Ce projet est sur la table depuis des années et son maître d'oeuvre, le géant français de l'électricité EDF, pensait pouvoir enfin lancer les travaux lorsque son conseil d'administration a donné son feu vert le 28 juillet à ce plan pharaonique de 18 milliards de livres (20,8 milliards d'euros).
Mais le soir même, le gouvernement de la Première ministre conservatrice Theresa May créait la surprise en disant vouloir encore "examiner avec soin" ce projet en vue d'une décision finale repoussée au début de l'automne.
Londres avait pourtant donné son accord de principe dès octobre 2013 à la construction de deux réacteurs EPR dans le sud-ouest de l'Angleterre par EDF. Mais le géant de l'électricité a ensuite dû gérer des modifications du tour de table des investisseurs - avec la sortie d'Areva et l'entrée à hauteur d'un tiers de l'entreprise chinoise CGN.
Le temps que l'entreprise publique française persuade son conseil d'administration de se lancer dans ce vaste chantier, la bourrasque du vote pour le Brexit a fait chuter le gouvernement de David Cameron - très favorable au projet - et les intentions de son successeur sont mystérieuses.
"Les raisons de cette +nouvelle réflexion+ sur Hinkley Point C sont multiples et compliquées", explique à l'AFP Peter Williamson, professeur de gestion internationale à l'Université de Cambridge.
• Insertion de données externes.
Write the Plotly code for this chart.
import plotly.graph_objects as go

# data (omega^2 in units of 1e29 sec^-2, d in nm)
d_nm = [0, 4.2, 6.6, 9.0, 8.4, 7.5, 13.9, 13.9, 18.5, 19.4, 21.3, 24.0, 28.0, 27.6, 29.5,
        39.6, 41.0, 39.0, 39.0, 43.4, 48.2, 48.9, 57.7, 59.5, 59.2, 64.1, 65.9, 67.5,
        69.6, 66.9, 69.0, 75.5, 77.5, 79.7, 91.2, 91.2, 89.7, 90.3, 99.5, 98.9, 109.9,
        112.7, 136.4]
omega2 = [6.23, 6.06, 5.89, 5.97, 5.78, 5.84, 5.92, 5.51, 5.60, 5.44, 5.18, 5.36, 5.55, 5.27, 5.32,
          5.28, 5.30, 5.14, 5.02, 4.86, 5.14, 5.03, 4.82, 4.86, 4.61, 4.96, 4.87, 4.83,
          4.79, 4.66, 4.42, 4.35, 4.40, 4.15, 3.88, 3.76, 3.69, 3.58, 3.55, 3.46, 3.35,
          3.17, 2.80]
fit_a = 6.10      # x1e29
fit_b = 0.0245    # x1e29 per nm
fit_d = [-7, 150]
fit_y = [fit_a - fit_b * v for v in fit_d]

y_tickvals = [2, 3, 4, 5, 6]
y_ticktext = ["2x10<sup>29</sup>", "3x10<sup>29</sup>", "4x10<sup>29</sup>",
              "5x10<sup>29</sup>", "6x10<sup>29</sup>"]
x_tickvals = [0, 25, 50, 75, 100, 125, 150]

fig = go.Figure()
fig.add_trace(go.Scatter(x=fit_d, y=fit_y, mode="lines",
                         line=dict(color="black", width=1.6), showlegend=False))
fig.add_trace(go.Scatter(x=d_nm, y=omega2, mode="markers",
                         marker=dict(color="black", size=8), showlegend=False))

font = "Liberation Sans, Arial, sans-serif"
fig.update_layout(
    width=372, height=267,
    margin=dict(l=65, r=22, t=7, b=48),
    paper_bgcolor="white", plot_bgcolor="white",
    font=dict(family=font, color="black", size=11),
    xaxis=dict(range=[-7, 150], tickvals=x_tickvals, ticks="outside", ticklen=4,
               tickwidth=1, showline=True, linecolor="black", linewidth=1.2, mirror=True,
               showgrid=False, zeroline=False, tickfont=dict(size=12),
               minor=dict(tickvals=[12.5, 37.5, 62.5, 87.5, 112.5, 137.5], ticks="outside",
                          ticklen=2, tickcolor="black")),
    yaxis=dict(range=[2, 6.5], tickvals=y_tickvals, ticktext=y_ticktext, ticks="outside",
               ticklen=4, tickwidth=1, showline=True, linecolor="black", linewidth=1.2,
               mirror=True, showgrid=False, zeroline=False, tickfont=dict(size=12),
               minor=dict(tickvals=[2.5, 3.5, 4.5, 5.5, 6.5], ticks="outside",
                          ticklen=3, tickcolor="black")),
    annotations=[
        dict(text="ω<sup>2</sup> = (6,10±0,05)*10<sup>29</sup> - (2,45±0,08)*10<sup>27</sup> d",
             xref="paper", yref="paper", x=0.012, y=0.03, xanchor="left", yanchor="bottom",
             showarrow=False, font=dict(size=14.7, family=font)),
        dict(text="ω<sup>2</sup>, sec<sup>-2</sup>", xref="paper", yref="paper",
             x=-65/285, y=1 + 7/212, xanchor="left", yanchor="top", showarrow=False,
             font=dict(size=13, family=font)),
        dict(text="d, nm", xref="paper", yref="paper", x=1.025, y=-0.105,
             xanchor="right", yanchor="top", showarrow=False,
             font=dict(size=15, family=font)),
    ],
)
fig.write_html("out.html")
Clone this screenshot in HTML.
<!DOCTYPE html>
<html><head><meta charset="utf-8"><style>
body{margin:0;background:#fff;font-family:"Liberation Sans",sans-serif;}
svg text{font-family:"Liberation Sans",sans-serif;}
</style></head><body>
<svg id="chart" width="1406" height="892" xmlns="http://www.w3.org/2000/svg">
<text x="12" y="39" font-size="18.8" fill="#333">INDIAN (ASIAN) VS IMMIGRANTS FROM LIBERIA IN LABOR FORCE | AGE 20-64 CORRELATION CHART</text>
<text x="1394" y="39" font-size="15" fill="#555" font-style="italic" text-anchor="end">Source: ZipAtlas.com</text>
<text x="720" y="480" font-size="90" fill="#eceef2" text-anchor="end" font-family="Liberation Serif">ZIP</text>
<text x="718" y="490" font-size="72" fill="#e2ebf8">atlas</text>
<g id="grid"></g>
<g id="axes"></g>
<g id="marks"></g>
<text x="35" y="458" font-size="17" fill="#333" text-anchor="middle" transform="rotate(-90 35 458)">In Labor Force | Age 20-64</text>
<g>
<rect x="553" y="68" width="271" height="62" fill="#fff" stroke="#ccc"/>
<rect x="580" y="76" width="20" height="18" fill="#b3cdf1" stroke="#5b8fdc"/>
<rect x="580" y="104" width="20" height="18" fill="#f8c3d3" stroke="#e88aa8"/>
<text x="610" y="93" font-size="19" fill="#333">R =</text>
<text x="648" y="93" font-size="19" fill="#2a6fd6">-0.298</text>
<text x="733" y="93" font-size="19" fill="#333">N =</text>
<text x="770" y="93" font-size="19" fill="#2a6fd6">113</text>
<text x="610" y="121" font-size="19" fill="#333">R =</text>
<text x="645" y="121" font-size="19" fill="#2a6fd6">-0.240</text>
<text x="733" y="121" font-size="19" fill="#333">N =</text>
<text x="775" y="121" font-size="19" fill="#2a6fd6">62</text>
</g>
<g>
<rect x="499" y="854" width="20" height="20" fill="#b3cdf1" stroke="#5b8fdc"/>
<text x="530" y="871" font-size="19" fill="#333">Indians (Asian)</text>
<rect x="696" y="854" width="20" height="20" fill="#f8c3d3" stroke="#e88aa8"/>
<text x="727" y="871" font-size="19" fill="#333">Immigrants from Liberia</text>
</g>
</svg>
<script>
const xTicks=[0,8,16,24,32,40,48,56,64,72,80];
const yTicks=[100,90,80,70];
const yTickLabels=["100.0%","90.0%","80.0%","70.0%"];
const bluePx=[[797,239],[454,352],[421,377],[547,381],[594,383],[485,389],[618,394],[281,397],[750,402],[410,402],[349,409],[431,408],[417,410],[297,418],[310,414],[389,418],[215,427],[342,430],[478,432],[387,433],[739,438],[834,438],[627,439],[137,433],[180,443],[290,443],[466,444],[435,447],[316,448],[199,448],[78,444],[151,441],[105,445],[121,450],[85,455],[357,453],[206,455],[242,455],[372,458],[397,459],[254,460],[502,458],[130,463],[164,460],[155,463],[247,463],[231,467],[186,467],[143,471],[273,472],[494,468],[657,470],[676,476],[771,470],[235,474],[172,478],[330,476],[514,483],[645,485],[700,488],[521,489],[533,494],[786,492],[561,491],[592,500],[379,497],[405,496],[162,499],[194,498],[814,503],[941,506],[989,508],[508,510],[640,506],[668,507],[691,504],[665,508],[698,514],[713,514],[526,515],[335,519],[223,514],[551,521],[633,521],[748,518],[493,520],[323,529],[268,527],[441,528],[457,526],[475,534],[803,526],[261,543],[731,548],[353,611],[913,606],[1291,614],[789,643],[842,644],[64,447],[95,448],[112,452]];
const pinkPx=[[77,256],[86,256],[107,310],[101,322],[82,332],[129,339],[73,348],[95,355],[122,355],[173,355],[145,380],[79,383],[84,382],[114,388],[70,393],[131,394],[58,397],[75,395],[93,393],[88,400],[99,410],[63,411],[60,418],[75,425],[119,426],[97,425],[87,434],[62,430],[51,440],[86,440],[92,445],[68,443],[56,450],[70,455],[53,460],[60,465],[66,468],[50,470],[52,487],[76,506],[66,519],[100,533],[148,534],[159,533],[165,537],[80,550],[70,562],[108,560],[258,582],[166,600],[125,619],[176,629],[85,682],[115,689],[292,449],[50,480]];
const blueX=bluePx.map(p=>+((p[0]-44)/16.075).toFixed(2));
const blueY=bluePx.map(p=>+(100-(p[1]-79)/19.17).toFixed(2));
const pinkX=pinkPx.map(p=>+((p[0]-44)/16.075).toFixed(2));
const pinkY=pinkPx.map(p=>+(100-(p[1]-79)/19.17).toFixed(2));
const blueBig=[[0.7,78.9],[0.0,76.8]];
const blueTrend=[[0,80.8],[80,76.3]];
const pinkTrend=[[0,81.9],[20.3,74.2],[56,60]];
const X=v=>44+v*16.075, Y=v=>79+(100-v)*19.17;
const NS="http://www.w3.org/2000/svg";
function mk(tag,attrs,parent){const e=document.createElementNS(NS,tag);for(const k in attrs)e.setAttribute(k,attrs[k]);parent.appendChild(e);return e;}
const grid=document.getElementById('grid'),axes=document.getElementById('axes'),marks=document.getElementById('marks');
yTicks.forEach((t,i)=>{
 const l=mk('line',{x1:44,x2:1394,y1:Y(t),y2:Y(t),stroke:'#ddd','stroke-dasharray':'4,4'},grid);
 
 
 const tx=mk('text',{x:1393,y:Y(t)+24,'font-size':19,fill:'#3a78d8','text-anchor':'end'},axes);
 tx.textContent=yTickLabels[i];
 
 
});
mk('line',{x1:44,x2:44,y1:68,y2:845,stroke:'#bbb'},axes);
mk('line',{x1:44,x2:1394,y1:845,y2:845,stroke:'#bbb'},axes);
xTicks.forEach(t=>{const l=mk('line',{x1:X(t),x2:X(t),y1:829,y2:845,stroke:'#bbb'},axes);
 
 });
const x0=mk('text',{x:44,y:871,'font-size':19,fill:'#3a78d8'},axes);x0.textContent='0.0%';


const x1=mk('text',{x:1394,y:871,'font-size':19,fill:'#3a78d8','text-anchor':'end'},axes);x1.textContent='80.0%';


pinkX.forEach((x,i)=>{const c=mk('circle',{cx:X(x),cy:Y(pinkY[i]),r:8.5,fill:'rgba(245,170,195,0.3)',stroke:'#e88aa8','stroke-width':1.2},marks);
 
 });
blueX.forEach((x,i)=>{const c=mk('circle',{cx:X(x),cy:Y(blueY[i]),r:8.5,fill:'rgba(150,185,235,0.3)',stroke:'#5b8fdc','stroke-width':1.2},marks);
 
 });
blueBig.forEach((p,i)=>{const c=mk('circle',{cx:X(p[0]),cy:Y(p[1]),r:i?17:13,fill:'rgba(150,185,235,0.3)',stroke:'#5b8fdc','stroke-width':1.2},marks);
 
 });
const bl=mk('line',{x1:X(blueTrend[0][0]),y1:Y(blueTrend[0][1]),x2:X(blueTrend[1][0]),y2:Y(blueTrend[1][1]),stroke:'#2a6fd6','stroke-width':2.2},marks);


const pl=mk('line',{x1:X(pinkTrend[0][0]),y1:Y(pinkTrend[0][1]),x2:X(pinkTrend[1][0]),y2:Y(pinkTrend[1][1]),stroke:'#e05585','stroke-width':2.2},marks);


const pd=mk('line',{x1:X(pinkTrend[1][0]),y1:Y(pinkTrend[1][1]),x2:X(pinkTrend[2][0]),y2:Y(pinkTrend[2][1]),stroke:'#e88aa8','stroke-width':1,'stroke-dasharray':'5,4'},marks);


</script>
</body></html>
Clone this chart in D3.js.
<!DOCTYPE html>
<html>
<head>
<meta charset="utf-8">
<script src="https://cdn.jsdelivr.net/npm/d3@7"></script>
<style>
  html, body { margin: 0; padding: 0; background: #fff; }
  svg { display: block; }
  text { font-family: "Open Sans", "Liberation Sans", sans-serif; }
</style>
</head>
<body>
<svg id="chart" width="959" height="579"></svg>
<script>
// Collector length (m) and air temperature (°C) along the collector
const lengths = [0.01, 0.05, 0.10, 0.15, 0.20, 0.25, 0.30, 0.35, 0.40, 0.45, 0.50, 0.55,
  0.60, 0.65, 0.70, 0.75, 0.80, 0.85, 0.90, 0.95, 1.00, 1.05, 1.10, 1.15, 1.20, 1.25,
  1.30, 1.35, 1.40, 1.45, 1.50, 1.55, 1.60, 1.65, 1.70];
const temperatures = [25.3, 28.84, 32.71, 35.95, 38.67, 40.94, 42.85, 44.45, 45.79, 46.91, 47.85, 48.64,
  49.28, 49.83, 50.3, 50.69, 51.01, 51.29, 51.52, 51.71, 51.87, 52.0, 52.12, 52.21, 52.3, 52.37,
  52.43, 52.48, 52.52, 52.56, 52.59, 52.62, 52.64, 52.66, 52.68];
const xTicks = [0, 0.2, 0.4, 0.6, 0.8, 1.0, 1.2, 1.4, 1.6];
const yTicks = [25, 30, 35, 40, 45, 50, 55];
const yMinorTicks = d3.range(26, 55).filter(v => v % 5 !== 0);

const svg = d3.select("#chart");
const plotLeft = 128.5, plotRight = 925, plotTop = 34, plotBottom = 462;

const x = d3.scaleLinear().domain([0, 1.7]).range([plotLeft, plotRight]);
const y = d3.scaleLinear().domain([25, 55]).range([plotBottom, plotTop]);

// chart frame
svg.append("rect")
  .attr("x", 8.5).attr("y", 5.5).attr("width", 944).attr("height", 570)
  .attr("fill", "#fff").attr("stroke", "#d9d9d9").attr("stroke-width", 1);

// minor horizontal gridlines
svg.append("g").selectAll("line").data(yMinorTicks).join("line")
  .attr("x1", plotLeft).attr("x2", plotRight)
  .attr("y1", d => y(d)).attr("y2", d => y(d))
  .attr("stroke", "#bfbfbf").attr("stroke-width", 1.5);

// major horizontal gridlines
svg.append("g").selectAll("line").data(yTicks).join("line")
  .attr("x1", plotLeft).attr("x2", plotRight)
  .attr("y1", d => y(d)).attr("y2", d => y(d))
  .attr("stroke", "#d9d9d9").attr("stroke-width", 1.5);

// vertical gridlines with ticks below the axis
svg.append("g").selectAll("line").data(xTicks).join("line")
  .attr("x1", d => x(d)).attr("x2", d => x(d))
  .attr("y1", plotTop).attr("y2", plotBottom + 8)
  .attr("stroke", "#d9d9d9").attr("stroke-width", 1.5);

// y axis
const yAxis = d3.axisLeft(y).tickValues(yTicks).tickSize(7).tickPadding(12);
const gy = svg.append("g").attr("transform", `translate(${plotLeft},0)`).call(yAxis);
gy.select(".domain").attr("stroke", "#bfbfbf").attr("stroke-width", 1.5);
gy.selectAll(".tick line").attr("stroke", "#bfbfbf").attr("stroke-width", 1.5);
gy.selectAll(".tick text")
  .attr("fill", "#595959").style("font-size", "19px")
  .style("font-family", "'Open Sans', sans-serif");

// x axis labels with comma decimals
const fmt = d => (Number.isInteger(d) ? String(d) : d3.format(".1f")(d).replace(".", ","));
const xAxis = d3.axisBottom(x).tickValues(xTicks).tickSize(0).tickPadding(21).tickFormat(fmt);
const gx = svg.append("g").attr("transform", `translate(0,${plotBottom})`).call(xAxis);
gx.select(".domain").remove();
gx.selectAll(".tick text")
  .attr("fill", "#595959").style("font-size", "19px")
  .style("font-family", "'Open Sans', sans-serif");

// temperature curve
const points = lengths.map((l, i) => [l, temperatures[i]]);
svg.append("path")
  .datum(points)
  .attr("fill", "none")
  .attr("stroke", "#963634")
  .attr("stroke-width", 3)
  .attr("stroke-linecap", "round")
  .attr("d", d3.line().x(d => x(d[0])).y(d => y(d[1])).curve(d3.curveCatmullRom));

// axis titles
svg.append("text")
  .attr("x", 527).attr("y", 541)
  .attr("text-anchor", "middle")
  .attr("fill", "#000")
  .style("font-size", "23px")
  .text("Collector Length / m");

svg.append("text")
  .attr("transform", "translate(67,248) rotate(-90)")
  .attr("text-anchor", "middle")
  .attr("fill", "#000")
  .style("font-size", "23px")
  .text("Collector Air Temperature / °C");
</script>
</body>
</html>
"Non seulement certains ont soulevé des questions de sécurité, mais il y a aussi la question économique avec un prix garanti très élevé, et plus généralement la question de savoir si nous devons opter pour quelques grandes centrales nucléaires ou plutôt pour des technologies de +mini-centrales nucléaires+ ou d'autres énergies alternatives", décrypte-t-il.
Sur le plan sécuritaire, le chef du cabinet de la Première ministre, Nick Timothy a, par le passé, jugé "incompréhensible" que le Royaume-Uni accepte des investissements chinois dans son réseau d'électricité, évoquant des risques en matière de sûreté industrielle.
Mais le projet inquiète également au plan budgétaire, ses opposants soulignant que les constructions de réacteurs EPR ailleurs dans le monde ont entraîné d'innombrables complications, surcoûts et retards.
- Réduire les émissions de CO2 -
Mettre ce plan sur les rails est "une décision extrêmement importante sur laquelle nous ne pouvons pas nous tromper", reconnaît le 10 Downing Street, d'autant que Hinkley Point est au coeur de la stratégie de relance de l'énergie nucléaire au Royaume-Uni... qui semble elle-même en cours de réexamen.
En 2015, l'électricité générée au Royaume-Uni a été produite à environ 30% par des centrales au gaz, à 30% supplémentaire par des centrales à charbon, à 19% par des réacteurs nucléaires et 19% par les énergies renouvelables (éoliennes, hydroélectricité, énergie solaire, biomasse, etc.).
Mais des huit centrales nucléaires en fonctionnement, une seule marchera encore après 2030 et les centrales au charbon les plus polluantes sont aussi vouées à la fermeture. Les autorités doivent donc trouver de nouvelles sources d'électricité, tout en respectant leur objectif très ambitieux de réduire de 57% les émissions de dioxyde de carbone d'ici à 2030 par rapport à leur niveau de 1990, dans la foulée de l'accord international conclu en décembre à la COP21 à Paris.
"C'est le moment d'investir beaucoup plus dans l'efficacité énergétique et dans les énergies renouvelables", explique Olivia Gippner, chercheuse spécialiste dans ce domaine à la London School of Economics, qui cite en exemple la transition amorcée en Allemagne.
Plusieurs pistes sont avancées par des experts: encourager le captage du CO2 en vue d'une réutilisation industrielle, ou développer les techniques de stockage d'électricité pour compléter la production des éoliennes.
La génération d'électricité par le vent reste en effet perfectible car soumise aux caprices du climat, mais elle est très prometteuse sur les îles britanniques exposées au large. Le ministère de l'Energie a ainsi donné son feu vert mardi à un projet qui pourrait voir émerger une gigantesque ferme éolienne offshore au large du Yorshire (nord-est de l'Angleterre), dont la capacité équivaudrait à celle d'un réacteur EPR.